La scorsa settimana la Federal Reserve ha tagliato i tassi di interesse di 25 punti base, portando il costo del denaro nell’intervallo 4-4,25%. La decisione annunciata da Jerome Powell non ha sorpreso il mercato, con la quasi totalità degli analisti che attendeva un intervento di questa portata.
Dietro alla decisione del FOMC la constatazione che il mercato del lavoro si sta indebolendo. Il focus della Banca Centrale viene così rivolto ora più di prima alla crescita economica più che alla gestione dell’inflazione.
Indubbiamente l’evoluzione del costo della vita è una dinamica che non va dimenticata, così come non vanno trascurati i potenziali impatti negativi dei dazi voluti da Donald Trump e le frizioni crescenti tra esecutivo e Fed. A conferma della crescente tensione tra le due anime vi è stato il sostegno a un taglio di 50 punti base di Stephen Miran, nuovo membro del FOMC di matrice trumpiana.

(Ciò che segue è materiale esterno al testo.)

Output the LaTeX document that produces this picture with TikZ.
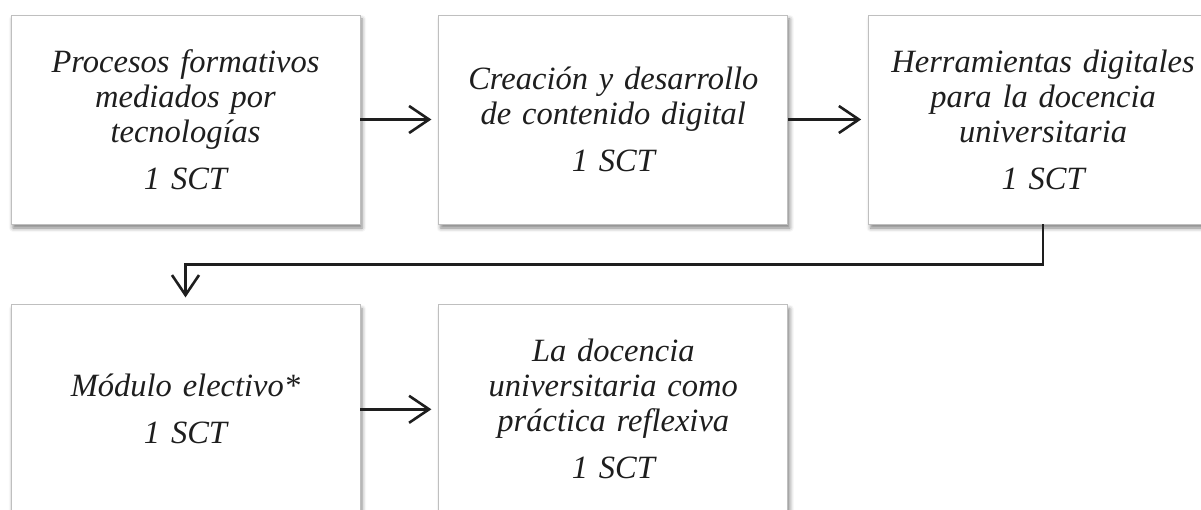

Per il momento tuttavia il mercato trascura queste variabili. Le prospettive di ulteriori tagli dei tassi e un dollaro più debole sono fattori che piacciono agli investitori e che sostengono gli asset rischiosi. Un atteggiamento da record, confermato dai massimi storici aggiornati contemporaneamente da S&P 500, Nasdaq 100, Nasdaq Composite, Dow Jones e Russell 2000, un evento che non si verificava dal novembre 2021.
Economie sotto la lente dei PMI
Come da prassi in questa terza settimana del mese, l’attenzione dei mercati e degli analisti si concentra, inevitabilmente, sui PMI. Acronimo di Purchasing Managers’ Index, questi indici, che misurano il sentiment dei direttori degli acquisti, non sono semplici numeri, ma veri e propri barometri dell’economia, capaci di anticipare le tendenze dei cicli economici.
La loro importanza risiede nella capacità di fornire un’istantanea dell’attività di un’economia, offrendo un’indicazione preziosa su dove si stiano dirigendo i comparti manifatturiero e dei servizi. Giovedì, in particolare, l’agenda economica prevede la pubblicazione delle stime preliminari di questi indicatori per l’area dell’Euro, gli Stati Uniti e il Regno Unito. Per i dati definitivi occorrerà attendere l’inizio del prossimo mese, ma già queste anticipazioni offrono un quadro eloquente.
In Eurolandia, l’ultima rilevazione ha dipinto un quadro di moderato ottimismo, con i dati saldamente al di sopra della fatidica soglia dei 50 punti, il confine che separa la crescita dalla contrazione. Questo ci dice che, nonostante le incertezze, le attività economiche si sono mantenute in espansione. Oltreoceano, negli Stati Uniti, il consenso degli analisti suggerisce che i PMI continueranno a mostrare una robusta espansione, un segnale che l’economia americana rimane su un solido sentiero di crescita. Diverso è invece il caso del Regno Unito, dove si delinea un panorama eterogeneo: alla persistente debolezza del settore manifatturiero si contrappone una notevole resilienza e vitalità del comparto dei servizi.